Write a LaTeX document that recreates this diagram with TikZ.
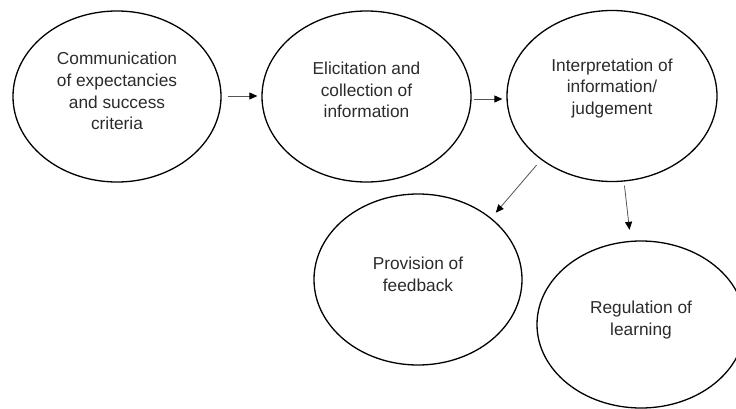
\documentclass[tikz,border=0pt]{standalone}
\usepackage{fontspec}
\setmainfont{Liberation Sans}
\usetikzlibrary{arrows.meta,shapes.geometric,calc}
\definecolor{txtgray}{HTML}{2B2B2B}
\definecolor{arrgray}{HTML}{555555}
\begin{document}
\begin{tikzpicture}[x=1pt,y=1pt,
  ell/.style={draw=black,line width=1.3pt,ellipse,minimum width=208pt,minimum height=171pt,inner sep=0pt},
  txt/.style={text=txtgray,font=\fontsize{17.3}{21.7}\selectfont,align=center,inner sep=0pt},
  arr/.style={draw=arrgray,line width=0.8pt,-{Triangle[length=8pt,width=7pt,color=black]}}]
\useasboundingbox (0,0) rectangle (736,-409);
\begin{scope}
\clip (0,0) rectangle (736,-409);
\node[ell] (e1) at (117,-96.5) {};
\node[ell,minimum width=209pt] (e2) at (366.5,-96.5) {};
\node[ell,minimum width=210pt] (e3) at (612,-96) {};
\node[ell] (e4) at (418,-279.5) {};
\node[ell,minimum height=167pt] (e5) at (641,-324.5) {};
\end{scope}
\node[txt] (t1) at ([yshift=5.5pt]e1.center) {Communication\\of expectancies\\and success\\criteria};
\node[txt] (t2) at ([yshift=6.5pt]e2.center) {Elicitation and\\collection of\\information};
\node[txt] (t3) at ([yshift=7.5pt]e3.center) {Interpretation of\\information/\\judgement};
\node[txt] (t4) at ([yshift=5pt]e4.center) {Provision of\\feedback};
\node[txt] (t5) at ([yshift=4.5pt]e5.center) {Regulation of\\learning};
\draw[arr,shorten <=6pt,shorten >=4pt] ([yshift=0.5pt]e1.east) -- ([yshift=0.5pt]e2.west);
\draw[arr,shorten <=2pt,shorten >=4pt] ([yshift=-2.5pt]e2.east) -- ([yshift=-3pt]e3.west);
\draw[arr,shorten <=7pt,shorten >=7pt] (e3.222) -- (e4.40.5);
\draw[arr,shorten <=4pt,shorten >=11pt] (e3.278) -- (e5.97);
\end{tikzpicture}
\end{document}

────────────────────

Copy the material exactly. Do not include the pictures.

Write a LaTeX document that recreates this diagram with TikZ.
\documentclass[tikz,border=0pt]{standalone}
\usepackage{fontspec}
\setmainfont{Liberation Sans}
\usetikzlibrary{arrows.meta,shapes.geometric,calc}
\definecolor{txtgray}{HTML}{2B2B2B}
\definecolor{arrgray}{HTML}{555555}
\begin{document}
\begin{tikzpicture}[x=1pt,y=1pt,
  ell/.style={draw=black,line width=1.3pt,ellipse,minimum width=208pt,minimum height=171pt,inner sep=0pt},
  txt/.style={text=txtgray,font=\fontsize{17.3}{21.7}\selectfont,align=center,inner sep=0pt},
  arr/.style={draw=arrgray,line width=0.8pt,-{Triangle[length=8pt,width=7pt,color=black]}}]
\useasboundingbox (0,0) rectangle (736,-409);
\begin{scope}
\clip (0,0) rectangle (736,-409);
\node[ell] (e1) at (117,-96.5) {};
\node[ell,minimum width=209pt] (e2) at (366.5,-96.5) {};
\node[ell,minimum width=210pt] (e3) at (612,-96) {};
\node[ell] (e4) at (418,-279.5) {};
\node[ell,minimum height=167pt] (e5) at (641,-324.5) {};
\end{scope}
\node[txt] (t1) at ([yshift=5.5pt]e1.center) {Communication\\of expectancies\\and success\\criteria};
\node[txt] (t2) at ([yshift=6.5pt]e2.center) {Elicitation and\\collection of\\information};
\node[txt] (t3) at ([yshift=7.5pt]e3.center) {Interpretation of\\information/\\judgement};
\node[txt] (t4) at ([yshift=5pt]e4.center) {Provision of\\feedback};
\node[txt] (t5) at ([yshift=4.5pt]e5.center) {Regulation of\\learning};
\draw[arr,shorten <=6pt,shorten >=4pt] ([yshift=0.5pt]e1.east) -- ([yshift=0.5pt]e2.west);
\draw[arr,shorten <=2pt,shorten >=4pt] ([yshift=-2.5pt]e2.east) -- ([yshift=-3pt]e3.west);
\draw[arr,shorten <=7pt,shorten >=7pt] (e3.222) -- (e4.40.5);
\draw[arr,shorten <=4pt,shorten >=11pt] (e3.278) -- (e5.97);
\end{tikzpicture}
\end{document}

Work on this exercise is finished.